- Aim of the exercise: No images are to be carried over; print all other material exactly as it stands.

[begin Raw data]

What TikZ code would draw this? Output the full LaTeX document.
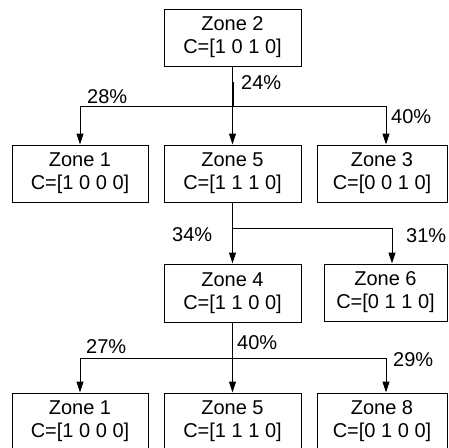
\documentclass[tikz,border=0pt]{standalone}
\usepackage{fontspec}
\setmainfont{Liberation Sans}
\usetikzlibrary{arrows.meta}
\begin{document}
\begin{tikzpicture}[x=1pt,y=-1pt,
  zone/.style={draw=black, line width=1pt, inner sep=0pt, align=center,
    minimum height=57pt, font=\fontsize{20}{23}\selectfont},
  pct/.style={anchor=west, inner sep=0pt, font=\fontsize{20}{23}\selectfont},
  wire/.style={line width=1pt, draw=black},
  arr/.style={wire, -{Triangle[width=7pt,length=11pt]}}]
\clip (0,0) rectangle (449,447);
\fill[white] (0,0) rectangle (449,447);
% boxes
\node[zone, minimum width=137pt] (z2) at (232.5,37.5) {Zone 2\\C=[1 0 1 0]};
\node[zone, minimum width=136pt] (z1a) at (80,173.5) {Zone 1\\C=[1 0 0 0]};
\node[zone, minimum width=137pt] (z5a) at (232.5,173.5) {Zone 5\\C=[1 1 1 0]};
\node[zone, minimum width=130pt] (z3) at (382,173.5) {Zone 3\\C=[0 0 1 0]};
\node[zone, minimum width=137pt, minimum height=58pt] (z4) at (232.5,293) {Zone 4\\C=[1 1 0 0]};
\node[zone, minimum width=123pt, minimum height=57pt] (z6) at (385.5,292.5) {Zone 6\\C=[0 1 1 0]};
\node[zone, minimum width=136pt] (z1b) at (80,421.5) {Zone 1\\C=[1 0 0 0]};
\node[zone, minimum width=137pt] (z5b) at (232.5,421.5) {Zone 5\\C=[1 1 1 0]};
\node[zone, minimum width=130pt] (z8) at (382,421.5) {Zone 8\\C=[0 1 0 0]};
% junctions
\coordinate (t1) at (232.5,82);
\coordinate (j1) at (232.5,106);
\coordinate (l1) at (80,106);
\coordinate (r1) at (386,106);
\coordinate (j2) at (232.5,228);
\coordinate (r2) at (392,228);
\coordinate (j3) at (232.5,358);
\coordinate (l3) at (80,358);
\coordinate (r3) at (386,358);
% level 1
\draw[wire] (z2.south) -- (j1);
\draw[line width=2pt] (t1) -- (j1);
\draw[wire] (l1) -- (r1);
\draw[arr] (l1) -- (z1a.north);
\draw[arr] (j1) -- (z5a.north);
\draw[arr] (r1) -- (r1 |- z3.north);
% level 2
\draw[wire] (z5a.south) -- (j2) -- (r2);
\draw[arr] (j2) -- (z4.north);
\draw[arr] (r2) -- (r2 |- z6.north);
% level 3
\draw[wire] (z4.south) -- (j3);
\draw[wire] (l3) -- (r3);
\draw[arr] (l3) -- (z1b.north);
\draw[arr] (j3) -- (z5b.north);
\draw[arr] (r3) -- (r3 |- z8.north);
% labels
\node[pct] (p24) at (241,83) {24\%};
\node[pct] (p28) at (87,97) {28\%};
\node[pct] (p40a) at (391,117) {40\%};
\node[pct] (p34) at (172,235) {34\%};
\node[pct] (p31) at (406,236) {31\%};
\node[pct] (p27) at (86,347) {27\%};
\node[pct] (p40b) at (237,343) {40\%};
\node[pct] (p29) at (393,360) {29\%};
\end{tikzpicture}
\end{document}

[end Raw data]

- Result:
What TikZ code would draw this? Output the full LaTeX document.
\documentclass[tikz,border=0pt]{standalone}
\usepackage{fontspec}
\setmainfont{Liberation Sans}
\usetikzlibrary{arrows.meta}
\begin{document}
\begin{tikzpicture}[x=1pt,y=-1pt,
  zone/.style={draw=black, line width=1pt, inner sep=0pt, align=center,
    minimum height=57pt, font=\fontsize{20}{23}\selectfont},
  pct/.style={anchor=west, inner sep=0pt, font=\fontsize{20}{23}\selectfont},
  wire/.style={line width=1pt, draw=black},
  arr/.style={wire, -{Triangle[width=7pt,length=11pt]}}]
\clip (0,0) rectangle (449,447);
\fill[white] (0,0) rectangle (449,447);
% boxes
\node[zone, minimum width=137pt] (z2) at (232.5,37.5) {Zone 2\\C=[1 0 1 0]};
\node[zone, minimum width=136pt] (z1a) at (80,173.5) {Zone 1\\C=[1 0 0 0]};
\node[zone, minimum width=137pt] (z5a) at (232.5,173.5) {Zone 5\\C=[1 1 1 0]};
\node[zone, minimum width=130pt] (z3) at (382,173.5) {Zone 3\\C=[0 0 1 0]};
\node[zone, minimum width=137pt, minimum height=58pt] (z4) at (232.5,293) {Zone 4\\C=[1 1 0 0]};
\node[zone, minimum width=123pt, minimum height=57pt] (z6) at (385.5,292.5) {Zone 6\\C=[0 1 1 0]};
\node[zone, minimum width=136pt] (z1b) at (80,421.5) {Zone 1\\C=[1 0 0 0]};
\node[zone, minimum width=137pt] (z5b) at (232.5,421.5) {Zone 5\\C=[1 1 1 0]};
\node[zone, minimum width=130pt] (z8) at (382,421.5) {Zone 8\\C=[0 1 0 0]};
% junctions
\coordinate (t1) at (232.5,82);
\coordinate (j1) at (232.5,106);
\coordinate (l1) at (80,106);
\coordinate (r1) at (386,106);
\coordinate (j2) at (232.5,228);
\coordinate (r2) at (392,228);
\coordinate (j3) at (232.5,358);
\coordinate (l3) at (80,358);
\coordinate (r3) at (386,358);
% level 1
\draw[wire] (z2.south) -- (j1);
\draw[line width=2pt] (t1) -- (j1);
\draw[wire] (l1) -- (r1);
\draw[arr] (l1) -- (z1a.north);
\draw[arr] (j1) -- (z5a.north);
\draw[arr] (r1) -- (r1 |- z3.north);
% level 2
\draw[wire] (z5a.south) -- (j2) -- (r2);
\draw[arr] (j2) -- (z4.north);
\draw[arr] (r2) -- (r2 |- z6.north);
% level 3
\draw[wire] (z4.south) -- (j3);
\draw[wire] (l3) -- (r3);
\draw[arr] (l3) -- (z1b.north);
\draw[arr] (j3) -- (z5b.north);
\draw[arr] (r3) -- (r3 |- z8.north);
% labels
\node[pct] (p24) at (241,83) {24\%};
\node[pct] (p28) at (87,97) {28\%};
\node[pct] (p40a) at (391,117) {40\%};
\node[pct] (p34) at (172,235) {34\%};
\node[pct] (p31) at (406,236) {31\%};
\node[pct] (p27) at (86,347) {27\%};
\node[pct] (p40b) at (237,343) {40\%};
\node[pct] (p29) at (393,360) {29\%};
\end{tikzpicture}
\end{document}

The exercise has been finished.